Twenty years ago on this coming weekend, I was in Mongolia as the Deputy US Ambassador. After writing a Dissent Cable in early March 2003 on the pending U.S. war on Iraq to my boss Secretary of State Colin Powell, I made the decision to resign from the U.S. government as it was poised to invade, occupy and destroy the sovereign state of Iraq. I was one of three U.S. diplomats who resigned—Brady Kiesling and John Brown resigned before me.

For months, the Bush administration attempted to get the U.S. public to believe that Saddam Hussein was hiding weapons of mass destruction and therefore was a threat to the United States and the international community. Colin Powell’s February 5, 2003, briefing on weapons of mass destruction to the U.N. Security Council was a bust and the Bush administration was unable to get the necessary votes for the U.N. to authorize military operations in its name. Nor did millions of ordinary citizens around the world believe Bush and Powell’s justification for war and they were marching against the war in numbers never seen in the recorded history of our planet.

Having served 29 years in the U.S. Army/Army Reserves and retiring as a Colonel and 16 years as a U.S. diplomat in U.S. embassies in Nicaragua, Grenada, Somalia, Uzbekistan, Kyrgyzstan, Micronesia, Afghanistan and Mongolia, all I can say is “Don’t believe everything the U.S. government says or the U.S. media writes.”
As a reminder of the events leading up to the war on Iraq and the complicity of the media in providing the Bush administration all the coverage it wanted, The Dissenter is publishing the daily history of the Bush administration’s lies and the media cover-up. On March 16, 2023, The Dissenter posted the 20-year-old March 16, 2003, Washington Post article by Walter Pincus on his investigation of Secretary of State Colin Powell’s claims of Iraqi weapons of mass destruction in his infamous February 5, 2003 speech at the U.N. Security Council. Pincus’ investigation revealed that “U.S. intelligence agencies have been unable to give Congress or the Pentagon specific information about the amounts of banned weapons or where they are hidden.” Pincus highlighted how U.S. officials “repeatedly have failed to mention the considerable amount of documented weapons destruction that took place in Iraq between 1991 and 1998.” The Post buried this small article on page A17, instead of on the front page where it belonged. Pincus wrote, “The front pages of The New York Times, The Washington Post, and the Los Angeles Times are very important in shaping what other people think. They’re like writing a memo to the White House,” and that’s why the Post buried his critical article.

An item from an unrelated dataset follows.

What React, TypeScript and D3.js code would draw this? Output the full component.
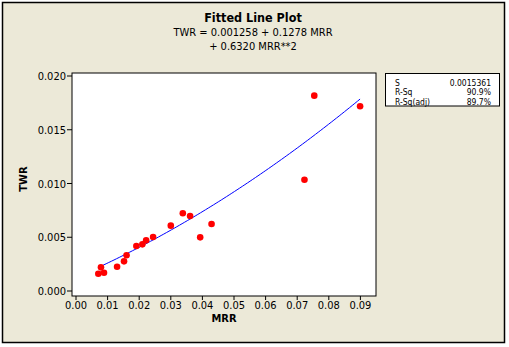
import React from "react";
import * as d3 from "d3";

const mrr = [0.00706, 0.0079, 0.00886, 0.0130, 0.0152, 0.0160, 0.0191, 0.0210, 0.0222, 0.0244, 0.0300, 0.0338, 0.0361, 0.0393, 0.0429, 0.0723, 0.0754, 0.0899];
const twr = [0.00161, 0.00220, 0.00170, 0.00226, 0.00276, 0.00332, 0.00419, 0.00434, 0.00471, 0.00502, 0.00608, 0.00723, 0.00698, 0.00499, 0.00623, 0.01035, 0.01817, 0.01718];
const coef = [0.001258, 0.1278, 0.632];
const xTicks = [0, 0.01, 0.02, 0.03, 0.04, 0.05, 0.06, 0.07, 0.08, 0.09];
const yTicks = [0, 0.005, 0.01, 0.015, 0.02];
const statLabels = ["S", "R-Sq", "R-Sq(adj)"];
const statValues = ["0.0015361", "90.9%", "89.7%"];

const W = 509, H = 347;
const FONT = "'DejaVu Sans Condensed', 'DejaVu Sans', sans-serif";
const frame = { l: 72, t: 73, r: 376, b: 296 };

export default function App() {
  const x = d3.scaleLinear().domain([0, 0.09]).range([76, 360.4]);
  const y = d3.scaleLinear().domain([0, 0.02]).range([291, 76]);
  const xmin = d3.min(mrr)!, xmax = d3.max(mrr)!;
  const fitPts = d3.range(0, 101).map(i => {
    const v = xmin + (xmax - xmin) * i / 100;
    return [v, coef[0] + coef[1] * v + coef[2] * v * v] as [number, number];
  });
  const line = d3.line<[number, number]>().x(d => x(d[0])).y(d => y(d[1]));
  return (
    <svg width={W} height={H} style={{ position: "absolute", left: 0, top: 0 }} fontFamily={FONT}>
      <rect x={0} y={0} width={W} height={H} fill="#ffffff" />
      <rect x={2.5} y={2.5} width={502} height={340} fill="#ECE9D8" stroke="#000" strokeWidth={1.5} />
      <text x={253} y={22} textAnchor="middle" fontSize={12.5} fontWeight="bold">Fitted Line Plot</text>
      <text x={253} y={36} textAnchor="middle" fontSize={11}>TWR =  0.001258 + 0.1278 MRR</text>
      <text x={253} y={49.5} textAnchor="middle" fontSize={11}>+ 0.6320 MRR**2</text>
      <rect x={frame.l} y={frame.t} width={frame.r - frame.l} height={frame.b - frame.t} fill="#fff" stroke="#000" strokeWidth={1} />
      {yTicks.map(t => (
        <g key={"y" + t}>
          <line x1={frame.l - 5} x2={frame.l} y1={y(t)} y2={y(t)} stroke="#000" />
          <text x={frame.l - 6} y={y(t) + 4} textAnchor="end" fontSize={11}>{d3.format(".3f")(t)}</text>
        </g>
      ))}
      {xTicks.map(t => (
        <g key={"x" + t}>
          <line x1={x(t)} x2={x(t)} y1={frame.b} y2={frame.b + 4} stroke="#000" />
          <text x={x(t)} y={308.5} textAnchor="middle" fontSize={11}>{d3.format(".2f")(t)}</text>
        </g>
      ))}
      <text x={224} y={322} textAnchor="middle" fontSize={11} fontWeight="bold">MRR</text>
      <text transform="translate(27,179) rotate(-90)" textAnchor="middle" fontSize={11} fontWeight="bold">TWR</text>
      <path d={line(fitPts)!} fill="none" stroke="#0000FF" strokeWidth={1} />
      {mrr.map((v, i) => (
        <circle key={i} cx={x(v)} cy={y(twr[i])} r={3.3} fill="#FF0000" />
      ))}
      <rect x={385.5} y={73.5} width={114} height={32.5} fill="#fff" stroke="#000" strokeWidth={1} />
      {statLabels.map((s, i) => (
        <g key={s}>
          <text x={395} y={85.5 + i * 9.7} fontSize={8.5}>{s}</text>
          <text x={491} y={85.5 + i * 9.7} fontSize={8.5} textAnchor="end">{statValues[i]}</text>
        </g>
      ))}
    </svg>
  );
}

Tragically and criminally, the Bush administration went ahead and attacked Iraq and in the next decade created massive instability in the Middle East and the conditions for the rise of violent militia groups that are still terrorizing the region and the world. In the next two decades, the U.S. continued its war mongering in Europe, Africa and North East Asia.

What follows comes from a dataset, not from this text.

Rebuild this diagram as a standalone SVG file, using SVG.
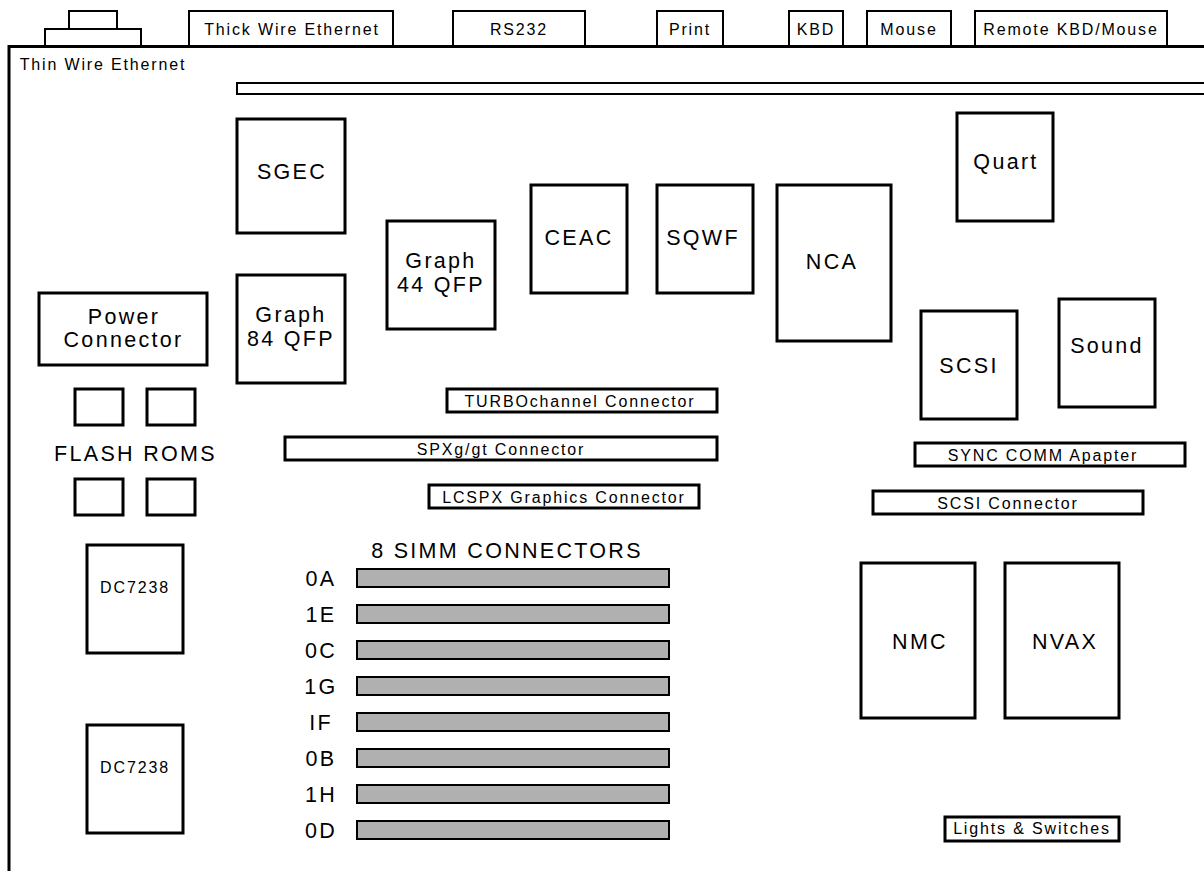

Today, 20 years after the beginning of the disastrous war on Iraq, the world is faced with the U.S. war mongering in two major areas and several smaller ones. In Ukraine, the U.S. is providing weapons for the U.S. proxy war to “weaken” Russia..at the terrible expense of the lives of tens of thousands of Ukrainians and Russians and the destruction of a large amount of housing and national infrastructure in Ukraine.

In the Pacific and Asia, the U.S. has encouraged NATO, the North Atlantic Treaty Organization, to expand its area of concern/influence halfway around the world with NATO country ships and ground personnel in military war maneuvers to threaten China’s remarkable economic rise and modest military increase—in China’s own front yard. The U.S. and South Korea are having the largest war maneuvers in decades on the border with North Korea.

In these dangerous actions with Russia, China and North Korea, the U.S. and European media have been cheerleaders for military confrontation, just as they were for the U.S. war on Iraq. Only this time, the U.S. is challenging large, nuclear weapons countries, not a small country that the U.S. knew had already destroyed its weaponry.

Carlos Latuff

We are facing the same desire in the U.S. and European media to bow to the wishes of the governments rather than the media being investigative journalists to give the public the honest truth about what is happening in a current brutal war in Ukraine and the lead-up to military actions in the Western Pacific and Northeast Asia.

Having served 29 years in the U.S. Army/Army Reserves and retiring as a Colonel and 16 years as a U.S. diplomat in U.S. embassies in Nicaragua, Grenada, Somalia, Uzbekistan, Kyrgyzstan, Micronesia, Afghanistan and Mongolia, all I can say is “Don’t believe everything the U.S. government says or the U.S. media writes.”

No one wins when diplomacy is shot dead by military actions. Keep talking instead of shooting.

The future of our planet will depend on it!